How important is pre-release security when sharing new work?

Youth: I’d say it still is important so as to create an impact. These days people throw up early developed ideas as they go along. You can do that sometimes but rarely. You still want an air of mystique about the work. Sometimes it’s leaked early, but sometimes the music itself can’t be contained and gets itself out there!

Gaudi: Unfortunately yes I did experience a leak of my unreleased productions, nothing related to file-sharing but due to theft I was the victim last November. A few safety-copy hard drives got stolen from my studio (together with other equipment), these contained unreleased productions and remixes I did for Dreadzone, Groove Armada, Horace Andy, Dub FX, Steel Pulse, African Head Charge, Lion D and Capleton… the worst hasn’t happened thank God, but some masters have gone forever!

Youth & Gaudi - if the music is too loud, you're too old!

Who on your team gets to hear the final versions first and why, what formats do they each need?

Youth: My team are first, they are working on it. The ‘Stratosphere’ album features me on bass and guitars as well as samplers and keyboards, Gaudi on analogue synthesisers, pianos, theremin and assorted keyboards, with both of our engineering and programming, working to an intense schedule. Additional recording, engineering and programming were handled by my team of engineers, including Elliot Verrauex, Lore Young and Jake Storm, helmed by Michael Rendall, who also mixed and mastered the album.

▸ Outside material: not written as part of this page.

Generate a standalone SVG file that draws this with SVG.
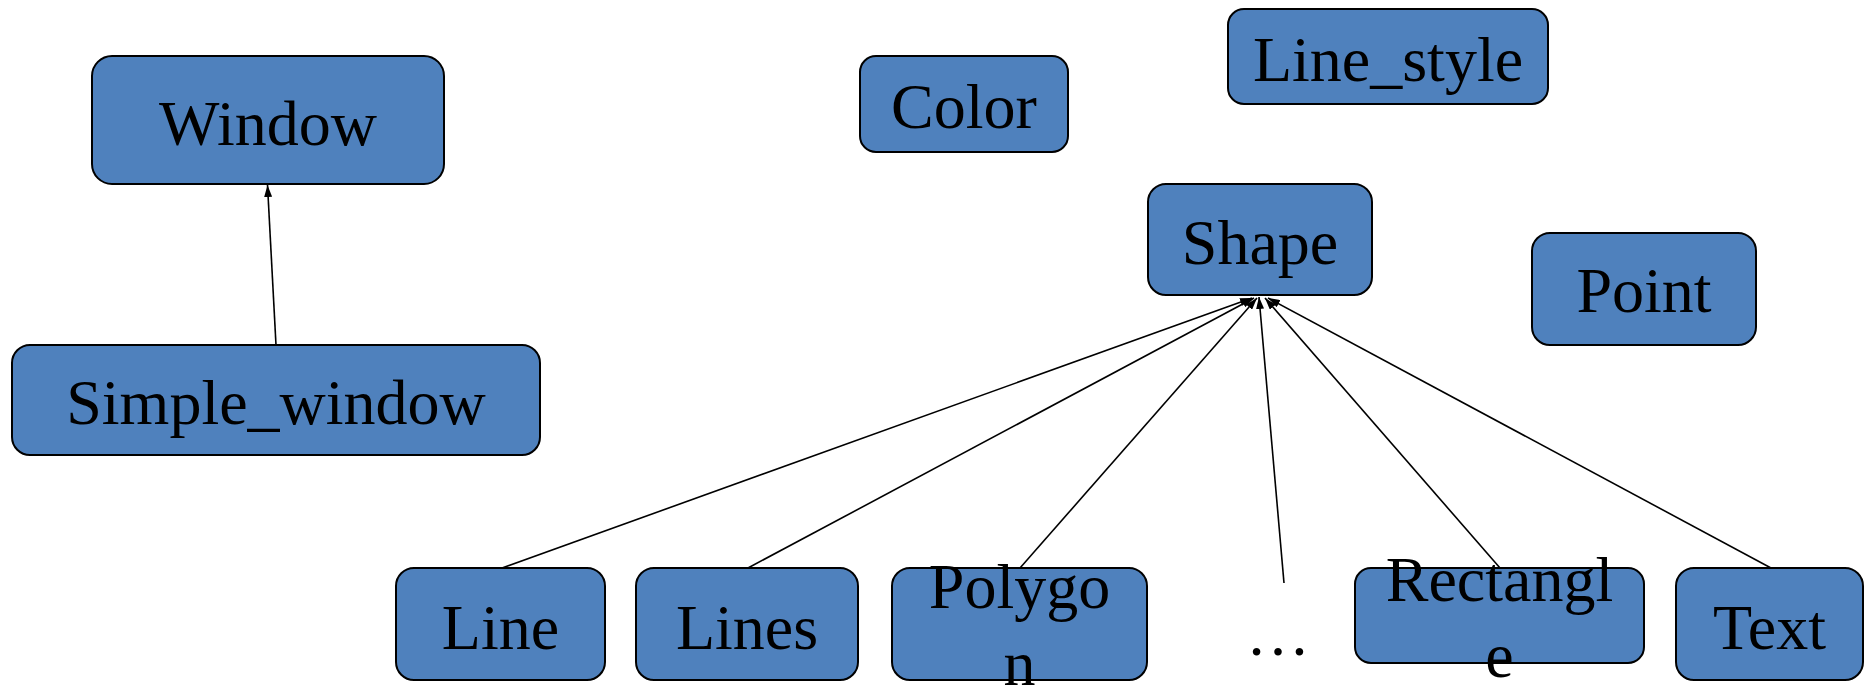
<svg xmlns="http://www.w3.org/2000/svg" width="1864" height="685" viewBox="0 0 1864 685">
<style>
.box{fill:#4F81BD;stroke:#000;stroke-width:2}
.lbl{font-family:"Liberation Serif","Times New Roman",serif;font-size:64px;fill:#000;text-anchor:middle}
.edge{stroke:#000;stroke-width:1.6;fill:none;marker-end:url(#ah)}
</style>
<defs>
<marker id="ah" viewBox="0 0 12 8" refX="12" refY="4" markerWidth="12" markerHeight="8" markerUnits="userSpaceOnUse" orient="auto">
<path d="M0,0 L12,4 L0,8 Z" fill="#000"/>
</marker>
</defs>
<rect width="1864" height="685" fill="#fff"/>
<g id="connectors">
<line class="edge" x1="276" y1="345" x2="267.5" y2="185"/>
<line class="edge" x1="502" y1="568" x2="1252" y2="298"/>
<line class="edge" x1="748" y1="568" x2="1254" y2="298"/>
<line class="edge" x1="1020" y1="568" x2="1257" y2="298"/>
<line class="edge" x1="1284" y1="583" x2="1259" y2="297"/>
<line class="edge" x1="1500" y1="568" x2="1265" y2="298"/>
<line class="edge" x1="1771" y1="568" x2="1268" y2="298"/>
</g>
<g id="window"><rect class="box" x="92" y="56" width="352" height="128" rx="20"/><text class="lbl" x="268" y="145">Window</text></g>
<g id="simple_window"><rect class="box" x="12" y="345" width="528" height="110" rx="18"/><text class="lbl" x="276" y="424">Simple_window</text></g>
<g id="color"><rect class="box" x="860" y="56" width="208" height="96" rx="16"/><text class="lbl" x="964" y="128">Color</text></g>
<g id="line_style"><rect class="box" x="1228" y="9" width="320" height="95" rx="16"/><text class="lbl" x="1388" y="81">Line_style</text></g>
<g id="shape"><rect class="box" x="1148" y="184" width="224" height="111" rx="18"/><text class="lbl" x="1260" y="264">Shape</text></g>
<g id="point"><rect class="box" x="1532" y="233" width="224" height="112" rx="18"/><text class="lbl" x="1644" y="312">Point</text></g>
<g id="line"><rect class="box" x="396" y="568" width="209" height="112" rx="18"/><text class="lbl" x="500.5" y="649">Line</text></g>
<g id="lines"><rect class="box" x="636" y="568" width="222" height="112" rx="18"/><text class="lbl" x="747" y="649">Lines</text></g>
<g id="polygon"><rect class="box" x="892" y="568" width="255" height="112" rx="18"/><text class="lbl" x="1019.5" y="608">Polygo</text><text class="lbl" x="1019.5" y="685">n</text></g>
<g id="ellipsis"><text class="lbl" x="1278" y="655">…</text></g>
<g id="rectangle"><rect class="box" x="1355" y="568" width="289" height="95" rx="16"/><text class="lbl" x="1499.5" y="601">Rectangl</text><text class="lbl" x="1499.5" y="677">e</text></g>
<g id="text"><rect class="box" x="1676" y="568" width="187" height="112" rx="18"/><text class="lbl" x="1769.5" y="649">Text</text></g>
</svg>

Gaudi: My studio assistant Annie Gasiorowski – who helped with the recording of my parts on ‘Stratosphere’- was the first one to listen to the final mastered album, and then I sent it to my manager Itay Berger. This is it really, nobody else heard it before the release of our first single ‘Dropping The Pressure’ last December 2021. My assistant Annie now works at Abbey Road Studios, I’m feeling really proud and happy for her. Go Annie go!

Outside of your inner circle who are the people that will need to hear the new tracks next?

Youth: The rest of our team, it’s usually MP3s.  

Gaudi: A few selected radio pluggers and music journalists in order to help the promotion when the product is out. I usually send WAVs.

Anything you are working on, anyone you are working with and want to share?

Youth: Lots of writing and producing. Working posthumously with Lee ‘Scratch’ Perry, as well as La Roux, plus some new songs on the Killing Joke in Dub Vol 3 album, doing some Allen Ginsberg mixing, RDF writing producing and of course the current Youth & Gaudi album ‘Stratosphere’, which is out now on Liquid Sound Design label here.

Gaudi: Producing the new album in dub for Steel Pulse, remixing Brian Ferry, producing African Head Charge’s Bonjo Nyabinghi project (full album), just finished some recordings and co-writing for The Orb’s new single, producing Don Letts’ album, working on Creation Rebel and Ital Horns new albums for On-U Sound, producing the dub album ‘Havana Meets Kingston IN DUB’ (out in Dec), production and songwriting for reggae singer Awa Fall (new single ‘I Wanna Understand’ out in the winter), I teamed up with Alex Paterson of The Orb and produced an experimental full- album under the moniker of MANI TWO (first single ‘Mind The Gap’ out Sept 26), I collaborated on the ‘Midnight Scorchers’ the new album by Horace Andy, playing the piano, keyboards and Theremin, and of course the current Youth & Gaudi album ‘Stratosphere’ out now on Liquid Sound Design.